How to analyze, explore and datamine big document sets by Exploratory Search, Faceted Search, Entity Extraction and Text Mining (Datamining by Text Analysis, Natural Language Processing, Machine Learning and Clustering)
There are user interfaces and views (just press the button/switch to the tab) for the following analysis and exploration for the results of a search query / search context or if no search query or filter is set, for all indexed documents:
Aggregated overview (who, when, where, what, how often)
Aggregated overview and named entities in the right sidebar shows you: Who? Which organizations? What? Where? When? In how many documents?
Trend chart datavisualization (how many documents when)
Trend chart: When how many results or documents?
Table (all fields/columns/facets, minimum and maximum)
The Tables view shows and can sort fields and get the maximum value and minimum value, the average and the median of each field/column
Word list and word cloud (words)
Word list and word cloud: Most used words, concept or names
Text mining and topic modeling (content analysis)
Text analysis, text mining, document mining and words: What is the content about?
Similarity and differences (text comparision and overrepresented terms)
Show differences and focal points, core areas and key aspects by comparing word frequencies to find out what concepts or entities are overrepresented in documents in comparison to other documents or text corpus.

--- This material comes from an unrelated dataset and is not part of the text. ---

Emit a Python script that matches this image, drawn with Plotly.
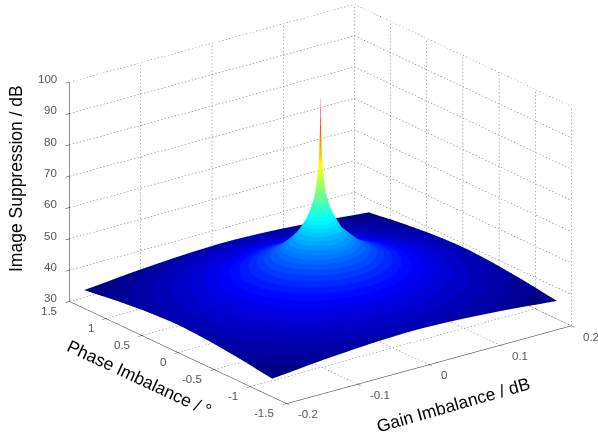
import numpy as np
import plotly.graph_objects as go

# Magnitudes of the sampled imbalances (the surface is mirrored about both zero lines)
gain_steps = [0, 0.0005, 0.002, 0.006, 0.012, 0.025, 0.05, 0.075, 0.1, 0.125, 0.15, 0.175, 0.2]
phase_steps = [0, 0.003, 0.013, 0.04, 0.08, 0.165, 0.325, 0.49, 0.65, 0.81, 0.975, 1.14, 1.3]
# Image suppression (dB) for one quadrant: rows = phase_steps, columns = gain_steps
suppression_quadrant = [
    [100.0, 90.8, 78.8, 69.3, 63.2, 56.9, 50.8, 47.3, 44.8, 42.9, 41.3, 40.0, 38.8],
    [90.8, 87.8, 78.5, 69.2, 63.2, 56.8, 50.8, 47.3, 44.8, 42.9, 41.3, 40.0, 38.8],
    [78.8, 78.5, 75.8, 68.8, 63.1, 56.8, 50.8, 47.3, 44.8, 42.9, 41.3, 39.9, 38.8],
    [69.3, 69.2, 68.8, 66.2, 62.3, 56.6, 50.8, 47.3, 44.8, 42.9, 41.3, 39.9, 38.8],
    [63.2, 63.2, 63.1, 62.3, 60.2, 56.0, 50.6, 47.2, 44.8, 42.8, 41.3, 39.9, 38.8],
    [56.9, 56.8, 56.8, 56.6, 56.0, 53.8, 49.9, 46.9, 44.6, 42.7, 41.2, 39.9, 38.7],
    [50.8, 50.8, 50.8, 50.8, 50.6, 49.9, 47.8, 45.7, 43.8, 42.2, 40.8, 39.6, 38.5],
    [47.3, 47.3, 47.3, 47.3, 47.2, 46.9, 45.7, 44.3, 42.9, 41.5, 40.3, 39.2, 38.2],
    [44.8, 44.8, 44.8, 44.8, 44.8, 44.6, 43.8, 42.9, 41.8, 40.7, 39.7, 38.7, 37.8],
    [42.9, 42.9, 42.9, 42.9, 42.8, 42.7, 42.2, 41.5, 40.7, 39.9, 39.0, 38.2, 37.4],
    [41.3, 41.3, 41.3, 41.3, 41.3, 41.2, 40.8, 40.3, 39.7, 39.0, 38.3, 37.6, 36.9],
    [40.0, 40.0, 39.9, 39.9, 39.9, 39.9, 39.6, 39.2, 38.7, 38.2, 37.6, 36.9, 36.3],
    [38.8, 38.8, 38.8, 38.8, 38.8, 38.7, 38.5, 38.2, 37.8, 37.4, 36.9, 36.3, 35.8],
]
gain_ticks = [-0.2, -0.1, 0, 0.1, 0.2]
gain_labels = ["-0.2", "-0.1", "0", "0.1", "0.2"]
phase_ticks = [-1.5, -1, -0.5, 0, 0.5, 1, 1.5]
phase_labels = ["-1.5", "-1", "-0.5", "0", "0.5", "1", "1.5"]
z_ticks = [30, 40, 50, 60, 70, 80, 90, 100]
z_labels = ["30", "40", "50", "60", "70", "80", "90", "100"]

q = np.array(suppression_quadrant)
right = np.hstack([q[:, :0:-1], q])
z = np.vstack([right[:0:-1], right])
gain = [-v for v in gain_steps[:0:-1]] + gain_steps
phase = [-v for v in phase_steps[:0:-1]] + phase_steps


def jet(t):
    c = [min(1, max(0, 1.5 - abs(4 * t - k))) for k in (3, 2, 1)]
    return "rgb(%d,%d,%d)" % tuple(round(255 * v) for v in c)


colorscale = []
for i in range(64):
    colorscale += [[i / 64, jet((i + 0.5) / 64)], [(i + 1) / 64, jet((i + 0.5) / 64)]]

x0, x1 = gain_ticks[0], gain_ticks[-1]
y0, y1 = phase_ticks[0], phase_ticks[-1]
z0, z1 = z_ticks[0], z_ticks[-1]
gx, gy, gz = [], [], []


def dotted(a, b, pixels):
    """Dotted grid line: short dashes about 3.5 px apart, each about 1.3 px long."""
    a, b = np.array(a, float), np.array(b, float)
    n = int(pixels / 3.5)
    for k in range(n):
        s = k / n
        e = s + 1.3 / pixels
        p, r = a + (b - a) * s, a + (b - a) * e
        gx.extend([p[0], r[0], None])
        gy.extend([p[1], r[1], None])
        gz.extend([p[2], r[2], None])


for t in gain_ticks:
    dotted((t, y0, z0), (t, y1, z0), 240)
    dotted((t, y1, z0), (t, y1, z1), 220)
for t in phase_ticks:
    dotted((x0, t, z0), (x1, t, z0), 295)
    dotted((x1, t, z0), (x1, t, z1), 220)
for t in z_ticks:
    dotted((x0, y1, t), (x1, y1, t), 295)
    dotted((x1, y1, t), (x1, y0, t), 240)

fig = go.Figure()
fig.add_trace(go.Scatter3d(x=gx, y=gy, z=gz, mode="lines", hoverinfo="skip", showlegend=False,
                           line=dict(color="#555555", width=1)))
fig.add_trace(go.Surface(x=gain, y=phase, z=z, colorscale=colorscale, cmin=35.8, cmax=103,
                         showscale=False, hoverinfo="skip",
                         lighting=dict(ambient=1, diffuse=0, specular=0, fresnel=0, roughness=1)))


def axis(vals, rng):
    return dict(range=rng, tickmode="array", tickvals=vals, title=dict(text=""),
                showticklabels=False,
                showgrid=False, zeroline=False, showbackground=False, showspikes=False,
                showline=True, linecolor="#222222", linewidth=1, ticks="outside", ticklen=5,
                tickcolor="#222222")


tick_font = dict(family="Liberation Sans", size=11.5, color="#555555")
scene_notes = []
for v, s in zip(z_ticks, z_labels):
    scene_notes.append(dict(x=x0, y=y1, z=v, text=s, showarrow=False, xanchor="right",
                            xshift=-10, yshift=3, font=tick_font))
for v, s in zip(phase_ticks, phase_labels):
    scene_notes.append(dict(x=x0, y=v, z=z0, text=s, showarrow=False, xanchor="right",
                            xshift=-10, yshift=-10, font=tick_font))
for v, s in zip(gain_ticks, gain_labels):
    scene_notes.append(dict(x=v, y=y0, z=z0, text=s, showarrow=False, xanchor="left",
                            xshift=10, yshift=-11, font=tick_font))

dist = 1.7
scale = 1.773
eye = dict(x=-0.5658 * dist, y=-0.7427 * dist, z=0.3587 * dist)
fig.update_layout(
    width=598, height=441, margin=dict(l=0, r=0, t=0, b=0), paper_bgcolor="white",
    showlegend=False,
    scene=dict(
        domain=dict(x=[0.0733, 0.9983], y=[0.08, 0.996]),
        xaxis=axis(gain_ticks, [x0, x1]),
        yaxis=axis(phase_ticks, [y0, y1]),
        zaxis=axis(z_ticks, [z0, z1]),
        aspectmode="manual", aspectratio=dict(x=scale, y=scale, z=0.656 * scale),
        bgcolor="white",
        camera=dict(eye=eye, center=dict(x=0, y=0, z=0), up=dict(x=0, y=0, z=1),
                    projection=dict(type="orthographic")),
        annotations=scene_notes,
    ),
    annotations=[
        dict(text="Image Suppression / dB", x=16 / 598, y=1 - 179 / 441, textangle=-90),
        dict(text="Phase Imbalance / °", x=139 / 598, y=1 - 378 / 441, textangle=25),
        dict(text="Gain Imbalance / dB", x=453 / 598, y=1 - 405 / 441, textangle=-16),
    ],
)
for a in fig.layout.annotations:
    a.update(xref="paper", yref="paper", xanchor="center", yanchor="middle", showarrow=False,
             font=dict(family="Liberation Sans", size=17.5, color="black"))

fig.write_html("out.html", config=dict(displayModeBar=False),
               post_script="document.body.style.margin='0';")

Compare two texts / versions to show differences or same/copied passages.
Connected words / Co-occurrences (N-Grams like Bigrams or Trigrams)
Search with a whole document or text as a search query:
Find similar text or documents about the same topics by klicking on "more of that".
Preview extracted text of document content
The preview shows the extracted text of a document. Search context like the search query or active filters are marked within the content, so you can see fast whats important for you and why this document matched your query.
Networks, relations and connections (graph)
The graph view generates data visualizations of networks, connections and relations between named entities like persons, organizations or tags from the content of your documents.